Making the transition to a public company can be difficult for companies that have been privately held.

“You have to operate way more buttoned up, which can create a big challenge for people who have been at a private company for five or six years,” said Whitmire. “They’re used to doing things the way they’ve always done them and then all of a sudden they have to act like a public company. That can be a challenge with personnel because they might not like that type of world, so you can have a situation where all of a sudden you’re trying to build up the team, you’re scaling, you’re hiring a bunch of people. Conversely you have some of your more tenured employees who really enjoy the startup life and don’t want to work in this public company anymore, so some of them might be leaving and looking for new roles. It’s just a really difficult time from a personnel and getting them to work well perspective."

"Then of course there’s the work that you’re actually doing every day, so in addition to all the work you’ve been doing already, all of a sudden from a reporting perspective, you have to begin to work on your S-1, the registration document that public companies use," he said. "It is a massive document and it takes a ton of time to prepare. You have accountants, you have lawyers, you have auditors all kind of bickering and going back and forth over this document that’s hundreds of pages, and it just adds a ton or work to everyone’s plate. ...Then of course Sarbanes-Oxley comes into play. And then generally a lot of these companies are going through maybe their second or third audit as a company. The audit before you go public is a little stricter than the audits you’ve probably been through historically. So now you’re facing a more buttoned-up audit as well. There are a lot more requirements on the team. They end up getting a lot more stressed out.”

Both public and private companies can be facing problems with their accounting that become more apparent when they prepare for a public offering.

“It’s a common set of problems,” said Whitmire. “The problems that I laid out, though, might be worse at some companies. It can be a host of factors that cause that. They might just be in a more complicated business. ... Over the last five or six years, I’ve spoken with a lot of VCs. A lot of VCs have said no to me along the way. I get their take on the industry and the market, and one of the things that’s become really clear, these patterns that I’m starting to recognize is that VCs are a lot more open to spending money on preparing for the IPO earlier than they have historically.”

In 2010, he helped take an earlier company public where he worked as an accountant, and only had about nine months of notice.

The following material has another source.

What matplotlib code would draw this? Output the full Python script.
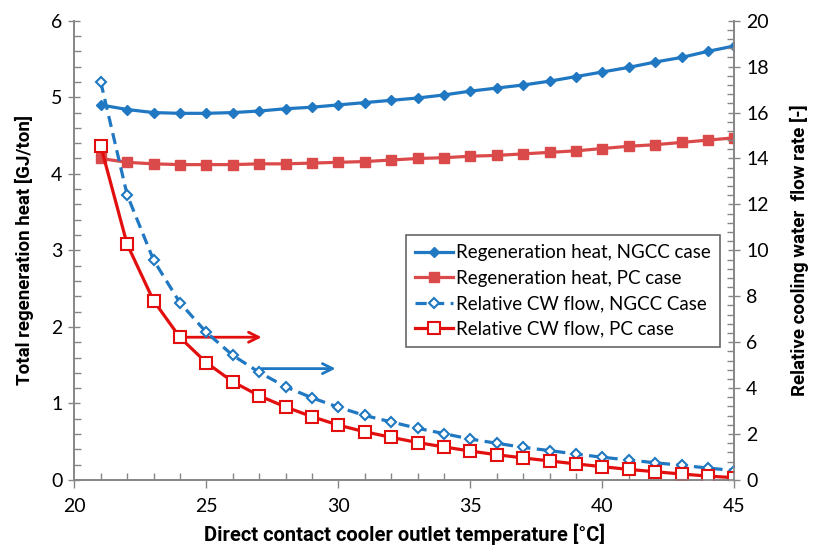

“We had to go from five people in accounting to a public company, and that was really a lot and I don’t think that was an uncommon story either,” said Whitmire. “That presents a lot of risk because accounting can genuinely become the bottleneck for an IPO. In some of my VC conversations, I’ve heard some horror stories of accounting being the reason why an IPO wasn’t able to go out to market. They had to wait a little bit longer, and then if you go out the next quarter, the market conditions might not be the same. So the timing of the IPO is really important, and the VCs have seen one too many deals slip because of the accounting, to the point where they’re very happy to have the money that they have invested in the company. They’re very happy to have a portion of that given to accounting so that they are able to avoid that issue.”